*Description of the task*. Write out nothing but the lines from the first line of the entries below through the line with "(0,0) rectangle (902,540);"; no pictures go in.

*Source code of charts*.

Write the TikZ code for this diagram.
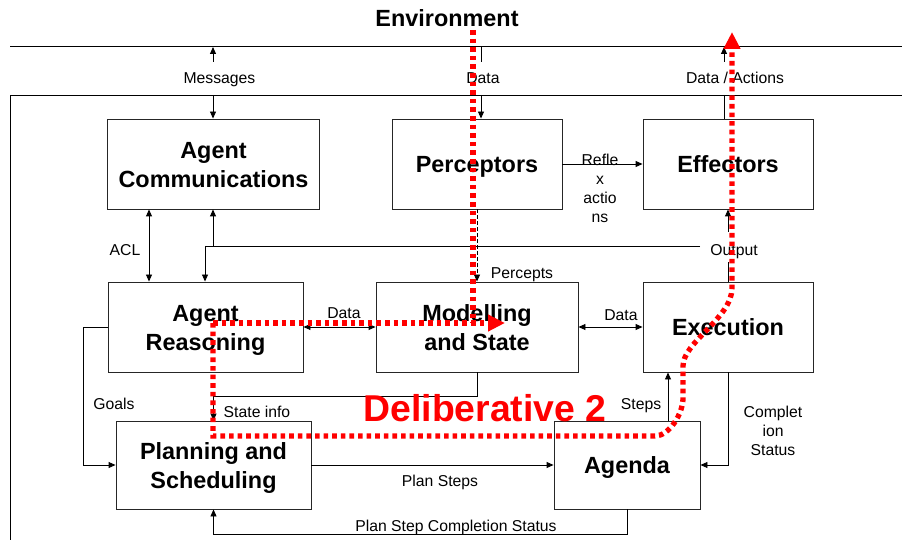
\documentclass[tikz,border=0pt]{standalone}
\usepackage{fontspec}
\setmainfont{Liberation Sans}
\usetikzlibrary{arrows.meta}
\newcommand\tstrut{\rule{0pt}{23bp}}
\newcommand\bstrut{\rule[-5bp]{0pt}{5bp}}
\begin{document}
\begin{tikzpicture}[x=1bp,y=-1bp,
  box/.style={draw=black!85, line width=0.9bp, align=center, font=\fontsize{23.5}{29}\selectfont\bfseries, inner sep=0pt},
  boxone/.style={box, text height=16.8bp, text depth=0pt},
  lbl/.style={font=\fontsize{15.8}{19.5}\selectfont, inner sep=0pt, text height=11.3pt, text depth=0pt},
  mlbl/.style={font=\fontsize{15.8}{19.2}\selectfont, inner sep=0pt, align=center},
  wire/.style={line width=0.9bp, black},
  arr/.style={wire, -{Triangle[length=7bp,width=6bp]}},
  both/.style={wire, {Triangle[length=7bp,width=6bp]}-{Triangle[length=7bp,width=6bp]}},
  redpath/.style={draw=red, line width=5.3bp, dash pattern=on 4.6bp off 4bp},
  redtip/.style={-{Triangle[length=17bp,width=16bp]}},
]
\useasboundingbox (0,0) rectangle (902,540);

% environment frame
\node[font=\fontsize{23.5}{28}\selectfont\bfseries, inner sep=0pt, text height=17pt, text depth=0pt] (env) at (447,18) {Environment};
\coordinate (f1) at (10,46); \coordinate (f2) at (902,46);
\coordinate (f3) at (10,95); \coordinate (f4) at (902,95); \coordinate (f5) at (10,540);
\draw[wire] (f1) -- (f2);
\draw[wire] (f4) -- (f3) -- (f5);

% boxes
\node[box, minimum width=212bp, minimum height=90bp] (comm) at (213.5,164) {\tstrut Agent\\Communications\bstrut};
\node[boxone, minimum width=170bp, minimum height=90bp] (perc) at (477,164) {Perceptors};
\node[boxone, minimum width=170bp, minimum height=90bp] (eff) at (728,164) {Effectors};
\node[box, minimum width=195bp, minimum height=90bp] (reas) at (205.5,327) {\tstrut Agent\\Reasoning\bstrut};
\node[box, minimum width=202bp, minimum height=90bp] (mod) at (477,327) {\tstrut Modelling\\and State\bstrut};
\node[boxone, minimum width=170bp, minimum height=90bp] (exec) at (728,327) {Execution};
\node[box, minimum width=195bp, minimum height=88bp] (plan) at (213.5,465) {\tstrut Planning and\\Scheduling\bstrut};
\node[boxone, minimum width=146bp, minimum height=88bp] (agenda) at (627,465) {Agenda};

% labels
\node[lbl] (lmsg) at (219.5,78) {Messages};
\node[lbl] (ldata) at (483,78) {Data};
\node[lbl] (lda) at (735,78) {Data / Actions};
\node[mlbl] (lrefl) at (600,188.5) {Refle\\x\\actio\\ns};
\node[lbl] (lacl) at (125,250) {ACL};
\node[lbl] (lout) at (734,250) {Output};
\node[lbl] (lperc) at (522,273) {Percepts};
\node[lbl] (ld1) at (344,313) {Data};
\node[lbl] (ld2) at (621,315) {Data};
\node[lbl] (lgoals) at (114,404) {Goals};
\node[lbl] (lstate) at (257,412) {State info};
\node[lbl] (lsteps) at (641,404) {Steps};
\node[mlbl] (lcomp) at (773,431) {Complet\\ion\\Status};
\node[lbl] (lps) at (440,481) {Plan Steps};
\node[lbl] (lpsc) at (456,526) {Plan Step Completion Status};

% messages
\coordinate (m0) at (213,47); \coordinate (m1) at (213,62); \coordinate (m2) at (213,95);
\draw[arr] (m1) -- (m0);
\draw[arr] (m2) -- (m2 |- comm.north);
% data from environment
\coordinate (d0) at (481,47); \coordinate (d1) at (481,62); \coordinate (d2) at (481,95);
\draw[wire] (d0) -- (d1);
\draw[arr] (d2) -- (d2 |- perc.north);
% data / actions
\coordinate (a0) at (724,47); \coordinate (a1) at (724,62); \coordinate (a2) at (724,95);
\draw[arr] (a1) -- (a0);
\draw[wire] (a2) -- (a2 |- eff.north);
% reflex actions
\draw[arr] (perc.east) -- (eff.west);
% percepts
\draw[arr, dash pattern=on 4bp off 2bp] (perc.south) -- (mod.north);
% ACL
\coordinate (aclx) at (149,0);
\draw[both] (comm.south -| aclx) -- (reas.north -| aclx);
% output
\coordinate (o1) at (205,246); \coordinate (o2) at (213,246); \coordinate (o3) at (700,246);
\coordinate (oe1) at (728,262); \coordinate (oe2) at (728,232);
\draw[wire] (o3) -- (o1);
\draw[arr] (o1) -- (o1 |- reas.north);
\draw[arr] (o2) -- (o2 |- comm.south);
\draw[wire] (exec.north) -- (oe1);
\draw[arr] (oe2) -- (eff.south);
% data links
\draw[both] (reas.east) -- (mod.west);
\draw[both] (mod.east) -- (exec.west);
% goals
\coordinate (g1) at (83,327); \coordinate (g2) at (83,465);
\draw[arr] (reas.west) -- (g1) -- (g2) -- (plan.west);
% state info
\coordinate (s1) at (477,396); \coordinate (s2) at (213.5,396);
\draw[arr] (mod.south) -- (s1) -- (s2) -- (plan.north);
% plan steps
\draw[arr] (plan.east) -- (agenda.west);
% steps
\coordinate (stx) at (668,0);
\draw[arr] (agenda.north -| stx) -- (exec.south -| stx);
% completion status
\coordinate (c1) at (728,465);
\draw[arr] (exec.south) -- (c1) -- (agenda.east);
% plan step completion status
\coordinate (p1) at (627,534); \coordinate (p2) at (213.5,534);
\draw[arr] (agenda.south) -- (p1) -- (p2) -- (plan.south);

% deliberative path
\node[font=\fontsize{37.5}{40}\selectfont\bfseries, text=red, inner sep=0pt, text height=27pt, text depth=0pt] (delib) at (485,408.5) {Deliberative 2};
\coordinate (r0) at (473,30); \coordinate (r1) at (473,323);
\coordinate (r2) at (213,323); \coordinate (r3) at (505,323);
\coordinate (r4) at (213,436); \coordinate (r5) at (655,436);
\coordinate (r6) at (683,398); \coordinate (r7) at (683,366);
\coordinate (r8) at (732,288); \coordinate (r9) at (732,32);
\draw[redpath] (r0) -- (r1);
\draw[redpath, redtip] (r2) -- (r3);
\draw[redpath, redtip] (r2) -- (r4) -- (r5) .. controls (669,436) and (683,414) .. (r6) -- (r7) .. controls (683,342) and (732,318) .. (r8) -- (r9);
\end{tikzpicture}
\end{document}
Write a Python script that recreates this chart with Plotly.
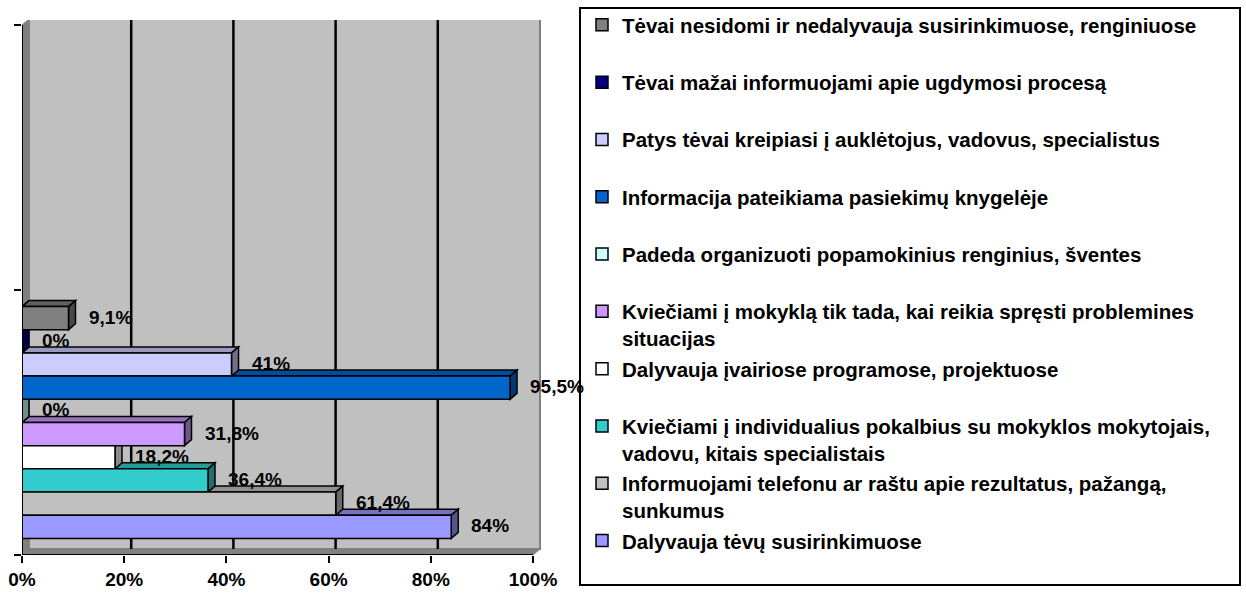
import plotly.graph_objects as go

# series listed bottom-to-top as the bars are stacked in the chart
series_names = [
    "Dalyvauja tėvų susirinkimuose",
    "Informuojami telefonu ar raštu apie rezultatus, pažangą,<br>sunkumus",
    "Kviečiami į individualius pokalbius su mokyklos mokytojais,<br>vadovu, kitais specialistais",
    "Dalyvauja įvairiose programose, projektuose",
    "Kviečiami į mokyklą tik tada, kai reikia spręsti problemines<br>situacijas",
    "Padeda organizuoti popamokinius renginius, šventes",
    "Informacija pateikiama pasiekimų knygelėje",
    "Patys tėvai kreipiasi į auklėtojus, vadovus, specialistus",
    "Tėvai mažai informuojami apie ugdymosi procesą",
    "Tėvai nesidomi ir nedalyvauja susirinkimuose, renginiuose",
]
series_values = [84, 61.4, 36.4, 18.2, 31.8, 0, 95.5, 41, 0, 9.1]
series_colors = [
    "#9999FF", "#C0C0C0", "#33CCCC", "#FFFFFF", "#CC99FF",
    "#CCFFFF", "#0066CC", "#CCCCFF", "#000080", "#808080",
]
x_ticks = [0, 20, 40, 60, 80, 100]
x_tick_labels = ["0%", "20%", "40%", "60%", "80%", "100%"]

W, H = 1246, 593
FONT = "Liberation Sans, Arial, sans-serif"

# pixel geometry of the plot (front plane)
X_LEFT, X_FULL, X_WALL_RIGHT = 22, 533, 541
Y_TOP_WALL, Y_TOP, Y_BOT = 20, 25, 555
ux = (X_FULL - X_LEFT) / 100.0          # px per percent
uy = (Y_BOT - Y_TOP) / 2.0              # px per category
DX = 7 / ux                             # 3d depth offset in data units
DY = 6 / uy

BAR_W = 0.875 / len(series_values)
GROUP_START = -0.4375


def shade(hex_color, f):
    h = hex_color.lstrip("#")
    r, g, b = (int(h[i:i + 2], 16) for i in (0, 2, 4))
    return "#%02X%02X%02X" % (int(r * f), int(g * f), int(b * f))


def poly(points):
    return "M " + " L ".join(f"{x},{y}" for x, y in points) + " Z"


fig = go.Figure()
shapes = []

# walls
shapes.append(dict(type="path", xref="x", yref="y", layer="below",
                   path=poly([(0, -0.5), (0, 1.5), (DX, 1.5 + DY), (DX, -0.5 + DY)]),
                   fillcolor="#808080", line=dict(color="#808080", width=1)))
shapes.append(dict(type="path", xref="x", yref="y", layer="below",
                   path=poly([(0, -0.5), (100, -0.5), (100 + DX, -0.5 + DY), (DX, -0.5 + DY)]),
                   fillcolor="#808080", line=dict(color="#808080", width=1)))
shapes.append(dict(type="rect", xref="x", yref="y", layer="below",
                   x0=DX, x1=100 + DX, y0=-0.5 + DY, y1=1.5 + DY,
                   fillcolor="#C0C0C0", line=dict(color="#808080", width=2)))
for t in x_ticks[1:-1]:
    shapes.append(dict(type="line", xref="x", yref="y", layer="below",
                       x0=t + DX, x1=t + DX, y0=-0.5 + DY, y1=1.5 + DY,
                       line=dict(color="black", width=2.5)))

# 3d faces of the bars (top + side), bottom bar first
for i, (v, c) in enumerate(zip(series_values, series_colors)):
    y0 = GROUP_START + BAR_W * i
    y1 = y0 + BAR_W
    shapes.append(dict(type="path", xref="x", yref="y", layer="below",
                       path=poly([(0, y1), (v, y1), (v + DX, y1 + DY), (DX, y1 + DY)]),
                       fillcolor=shade(c, 0.75), line=dict(color="black", width=1.5)))
    shapes.append(dict(type="path", xref="x", yref="y", layer="below",
                       path=poly([(v, y0), (v, y1), (v + DX, y1 + DY), (v + DX, y0 + DY)]),
                       fillcolor=shade(c, 0.55), line=dict(color="black", width=1.5)))

# front edges of the axes
shapes.append(dict(type="line", xref="x", yref="y", x0=0, x1=100, y0=-0.5, y1=-0.5,
                   line=dict(color="black", width=2)))
shapes.append(dict(type="line", xref="x", yref="y", x0=0, x1=0, y0=-0.5, y1=1.5,
                   line=dict(color="black", width=2)))

# legend frame
shapes.append(dict(type="rect", xref="paper", yref="paper",
                   x0=580 / W, x1=1240 / W, y0=1 - 585 / H, y1=1 - 8 / H,
                   line=dict(color="black", width=2), fillcolor="rgba(0,0,0,0)"))

# traces added top bar first so the legend reads top-to-bottom like the chart
for i in reversed(range(len(series_values))):
    name, v, c = series_names[i], series_values[i], series_colors[i]
    label = name if ("<br>" in name or i == 0) else name + "<br>&nbsp;"
    fig.add_trace(go.Bar(
        x=[v], y=[0], orientation="h",
        width=BAR_W, offset=GROUP_START + BAR_W * i,
        marker=dict(color=c, line=dict(color="black", width=1.5)),
        name=label, legendgroup=f"g{i}", hoverinfo="skip",
    ))

annotations = []
for i, v in enumerate(series_values):
    yc = GROUP_START + BAR_W * (i + 0.5)
    txt = f"{v:g}".replace(".", ",") + "%"
    annotations.append(dict(x=v, y=yc, xref="x", yref="y", text=txt, showarrow=False,
                            xanchor="left", yanchor="middle", xshift=18, yshift=1,
                            font=dict(family=FONT, size=19, color="black", weight="bold")))

fig.update_layout(
    width=W, height=H,
    margin=dict(l=0, r=0, t=0, b=0),
    paper_bgcolor="white", plot_bgcolor="rgba(0,0,0,0)",
    barmode="overlay",
    shapes=shapes, annotations=annotations,
    font=dict(family=FONT, size=15, color="black"),
    xaxis=dict(domain=[X_LEFT / W, X_WALL_RIGHT / W],
               range=[0, (X_WALL_RIGHT - X_LEFT) / ux], automargin=False,
               tickvals=x_ticks, ticktext=x_tick_labels,
               ticks="outside", ticklen=7, tickwidth=2, tickcolor="black",
               showgrid=False, zeroline=False, showline=False, fixedrange=True,
               tickfont=dict(family=FONT, size=19, color="black", weight="bold")),
    yaxis=dict(domain=[1 - Y_BOT / H, 1 - Y_TOP_WALL / H],
               range=[-0.5, 1.5 + (Y_TOP - Y_TOP_WALL) / uy], automargin=False,
               tickvals=[-0.5, 0.5, 1.5], ticks="outside", ticklen=7, tickwidth=2,
               tickcolor="black", showticklabels=False,
               showgrid=False, zeroline=False, showline=False, fixedrange=True),
    legend=dict(x=582 / W, y=1 - 5 / H, xanchor="left", yanchor="top",
                traceorder="grouped", tracegroupgap=1, valign="top",
                bgcolor="rgba(0,0,0,0)", borderwidth=0,
                font=dict(family=FONT, size=20.5, color="black", weight="bold")),
    showlegend=True,
)

fig.write_html("out.html", config={"displayModeBar": False},
               post_script="document.body.style.margin='0';document.body.style.overflow='hidden';")
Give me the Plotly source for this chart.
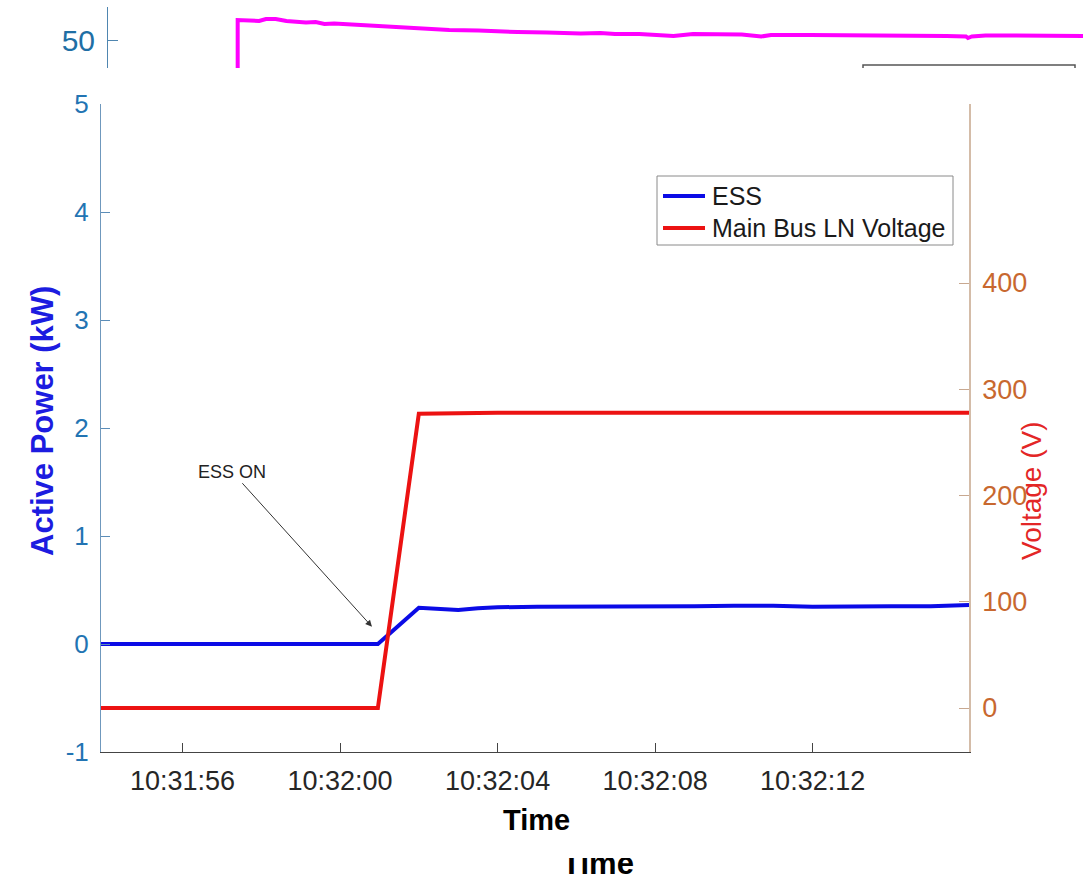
import plotly.graph_objects as go

DAY = "2023-01-01 "
W, H = 1083, 880

# ---------------- main chart data ----------------
ess_time = ["10:31:53.93", "10:32:00.96", "10:32:02.00", "10:32:03.00", "10:32:03.50",
            "10:32:04.00", "10:32:05.00", "10:32:06.00", "10:32:07.00", "10:32:08.00",
            "10:32:09.00", "10:32:10.00", "10:32:11.00", "10:32:12.00", "10:32:13.00",
            "10:32:14.00", "10:32:15.00", "10:32:15.97"]
ess_kw = [0.0, 0.0, 0.335, 0.315, 0.33, 0.34, 0.345, 0.345, 0.345, 0.35,
          0.35, 0.355, 0.355, 0.345, 0.35, 0.35, 0.35, 0.36]

volt_time = ["10:31:53.93", "10:32:00.96", "10:32:02.00", "10:32:04.00", "10:32:08.00",
             "10:32:12.00", "10:32:15.97"]
volt_v = [0.0, 0.0, 277.0, 278.0, 278.0, 278.0, 278.0]

series_names = ["ESS", "Main Bus LN Voltage"]
series_colors = ["#0b0be6", "#ec1212"]

x_ticks = ["10:31:56", "10:32:00", "10:32:04", "10:32:08", "10:32:12"]
y_left_ticks = [-1, 0, 1, 2, 3, 4, 5]
y_left_text = ["-1", "0", "1", "2", "3", "4", "5"]
y_right_ticks = [0, 100, 200, 300, 400]

annot_time = "10:32:00.81"
annot_kw = 0.16

# ---------------- inset (cropped top strip) data ----------------
inset_x = [0.0, 13.3, 13.3, 13.6, 14.5, 15.5, 16.2, 17.2, 18.3, 19.3, 20.3, 21.3,
           22.2, 23.2, 25.0, 26.0, 27.0, 29.0, 30.5, 32.0, 35.0, 38.0, 40.0, 42.0,
           45.0, 48.5, 50.5, 52.0, 54.5, 56.0, 58.0, 60.0, 62.0, 65.0, 67.0, 68.0,
           72.0, 75.0, 78.0, 82.0, 86.0, 88.0, 88.2, 88.6, 90.0, 93.0, 97.0, 100.0]
inset_val = [40.0, 40.0, 52.0, 52.0, 51.95, 51.9, 52.1, 52.1, 51.9, 51.8, 51.75, 51.8,
             51.6, 51.65, 51.55, 51.45, 51.35, 51.25, 51.15, 51.1, 51.0, 50.95, 50.85, 50.8,
             50.75, 50.65, 50.7, 50.6, 50.6, 50.55, 50.4, 50.6, 50.55, 50.55, 50.35, 50.5,
             50.5, 50.5, 50.45, 50.45, 50.4, 50.35, 50.2, 50.35, 50.45, 50.45, 50.45, 50.4]
inset_ticks = [50]

FONT = "Liberation Sans, Arial, sans-serif"


def px_x(p):
    return p / W


def px_y(p):
    return (H - p) / H


fig = go.Figure()

fig.add_trace(go.Scatter(x=[DAY + t for t in ess_time], y=ess_kw, name=series_names[0],
                         mode="lines", line=dict(color=series_colors[0], width=4),
                         xaxis="x", yaxis="y", showlegend=False))
fig.add_trace(go.Scatter(x=[DAY + t for t in volt_time], y=volt_v, name=series_names[1],
                         mode="lines", line=dict(color=series_colors[1], width=4),
                         xaxis="x", yaxis="y2", showlegend=False))

fig.add_trace(go.Scatter(x=inset_x, y=inset_val, mode="lines", showlegend=False,
                         line=dict(color="#ff00ff", width=4), xaxis="x2", yaxis="y3",
                         hoverinfo="skip"))

# clipped lower "Time" label from the underlying figure
fig.add_trace(go.Scatter(x=[598], y=[866], mode="text", text=["<b>Time</b>"],
                         textfont=dict(family=FONT, size=31, color="#000000"),
                         showlegend=False, cliponaxis=True, xaxis="x3", yaxis="y4",
                         hoverinfo="skip"))

fig.update_layout(
    template="none",
    width=W, height=H,
    margin=dict(l=0, r=0, t=0, b=0, pad=0),
    paper_bgcolor="white", plot_bgcolor="rgba(0,0,0,0)",
    font=dict(family=FONT),
    showlegend=False,
    xaxis=dict(
        type="date", automargin=False,
        domain=[px_x(101), px_x(969)],
        range=[DAY + "10:31:53.93", DAY + "10:32:15.97"],
        tickvals=[DAY + t for t in x_ticks], ticktext=x_ticks,
        ticks="inside", ticklen=9, tickcolor="#444444", tickwidth=1,
        showline=True, linecolor="#444444", linewidth=1,
        showgrid=False, zeroline=False,
        tickfont=dict(size=27, color="#262626", family=FONT),
        ticklabelstandoff=5,
        anchor="y",
    ),
    yaxis=dict(
        automargin=False,
        domain=[px_y(752), px_y(104)],
        range=[-1, 5],
        tickvals=y_left_ticks, ticktext=y_left_text,
        ticks="inside", ticklen=9, tickcolor="#5b8db8",
        showline=True, linecolor="#6f98bd", linewidth=1,
        showgrid=False, zeroline=False,
        tickfont=dict(size=26, color="#2274b3", family=FONT),
        ticklabelstandoff=6,
        anchor="x",
    ),
    yaxis2=dict(
        automargin=False,
        overlaying="y", side="right", anchor="x",
        range=[-41.4, 568.5],
        tickvals=y_right_ticks,
        ticks="inside", ticklen=10, tickcolor="#c8a890",
        showline=True, linecolor="#d4bca8", linewidth=1.5,
        showgrid=False, zeroline=False,
        tickfont=dict(size=27, color="#c8682f", family=FONT),
        ticklabelstandoff=6,
    ),
    xaxis2=dict(domain=[px_x(108), 1.0], range=[0, 100], visible=False, anchor="y3",
                automargin=False),
    yaxis3=dict(
        automargin=False,
        domain=[px_y(68), px_y(7)], range=[47.2, 53.3], anchor="x2",
        tickvals=inset_ticks, ticks="inside", ticklen=10, tickcolor="#4f86b0",
        showline=True, linecolor="#4f86b0", linewidth=1,
        showgrid=False, zeroline=False,
        tickfont=dict(size=30, color="#1f6fa5", family=FONT),
        ticklabelstandoff=6,
    ),
    xaxis3=dict(domain=[0, 1], range=[0, W], visible=False, anchor="y4", automargin=False),
    yaxis4=dict(domain=[0, px_y(858)], range=[880, 858], visible=False, anchor="x3",
                automargin=False),
)

fig.add_annotation(
    x=DAY + annot_time, y=annot_kw, xref="x", yref="y",
    text="ESS ON", showarrow=True, ax=-140, ay=-155,
    arrowhead=2, arrowsize=1.3, arrowwidth=1, arrowcolor="#333333",
    font=dict(size=18, color="#222222", family=FONT),
)

fig.add_annotation(x=px_x(42), y=px_y(421), xref="paper", yref="paper",
                   xanchor="center", yanchor="middle",
                   text="<b>Active Power (kW)</b>", textangle=-90, showarrow=False,
                   font=dict(size=31, color="#1c1ce0", family=FONT))
fig.add_annotation(x=px_x(1031), y=px_y(491), xref="paper", yref="paper",
                   xanchor="center", yanchor="middle",
                   text="Voltage (V)", textangle=-90, showarrow=False,
                   font=dict(size=28, color="#e32626", family=FONT))
fig.add_annotation(x=px_x(536), y=px_y(820), xref="paper", yref="paper",
                   xanchor="center", yanchor="middle",
                   text="<b>Time</b>", showarrow=False,
                   font=dict(size=29, color="#000000", family=FONT))

# legend (drawn in paper coordinates)
fig.add_shape(type="rect", xref="paper", yref="paper",
              x0=px_x(657), x1=px_x(953), y0=px_y(245), y1=px_y(176),
              line=dict(color="#8a8a8a", width=1), fillcolor="white")
legend_rows = [196, 228]
for name, color, row in zip(series_names, series_colors, legend_rows):
    fig.add_shape(type="line", xref="paper", yref="paper",
                  x0=px_x(663), x1=px_x(705), y0=px_y(row), y1=px_y(row),
                  line=dict(color=color, width=4))
    fig.add_annotation(x=px_x(710), y=px_y(row), xref="paper", yref="paper",
                       text=name, showarrow=False, xanchor="left", yanchor="middle",
                       font=dict(size=25, color="#1a1a1a", family=FONT))

# fragment of a legend box from the underlying figure
fig.add_shape(type="path", xref="paper", yref="paper",
              path=f"M {px_x(863)},{px_y(68)} L {px_x(863)},{px_y(65)} L {px_x(1075)},{px_y(65)} L {px_x(1075)},{px_y(68)}",
              line=dict(color="#555555", width=1.5))

fig.write_html("out.html", config={"displayModeBar": False},
               post_script="document.body.style.margin='0';document.body.style.overflow='hidden';")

*Final answer*.
Write the TikZ code for this diagram.
\documentclass[tikz,border=0pt]{standalone}
\usepackage{fontspec}
\setmainfont{Liberation Sans}
\usetikzlibrary{arrows.meta}
\newcommand\tstrut{\rule{0pt}{23bp}}
\newcommand\bstrut{\rule[-5bp]{0pt}{5bp}}
\begin{document}
\begin{tikzpicture}[x=1bp,y=-1bp,
  box/.style={draw=black!85, line width=0.9bp, align=center, font=\fontsize{23.5}{29}\selectfont\bfseries, inner sep=0pt},
  boxone/.style={box, text height=16.8bp, text depth=0pt},
  lbl/.style={font=\fontsize{15.8}{19.5}\selectfont, inner sep=0pt, text height=11.3pt, text depth=0pt},
  mlbl/.style={font=\fontsize{15.8}{19.2}\selectfont, inner sep=0pt, align=center},
  wire/.style={line width=0.9bp, black},
  arr/.style={wire, -{Triangle[length=7bp,width=6bp]}},
  both/.style={wire, {Triangle[length=7bp,width=6bp]}-{Triangle[length=7bp,width=6bp]}},
  redpath/.style={draw=red, line width=5.3bp, dash pattern=on 4.6bp off 4bp},
  redtip/.style={-{Triangle[length=17bp,width=16bp]}},
]
\useasboundingbox (0,0) rectangle (902,540);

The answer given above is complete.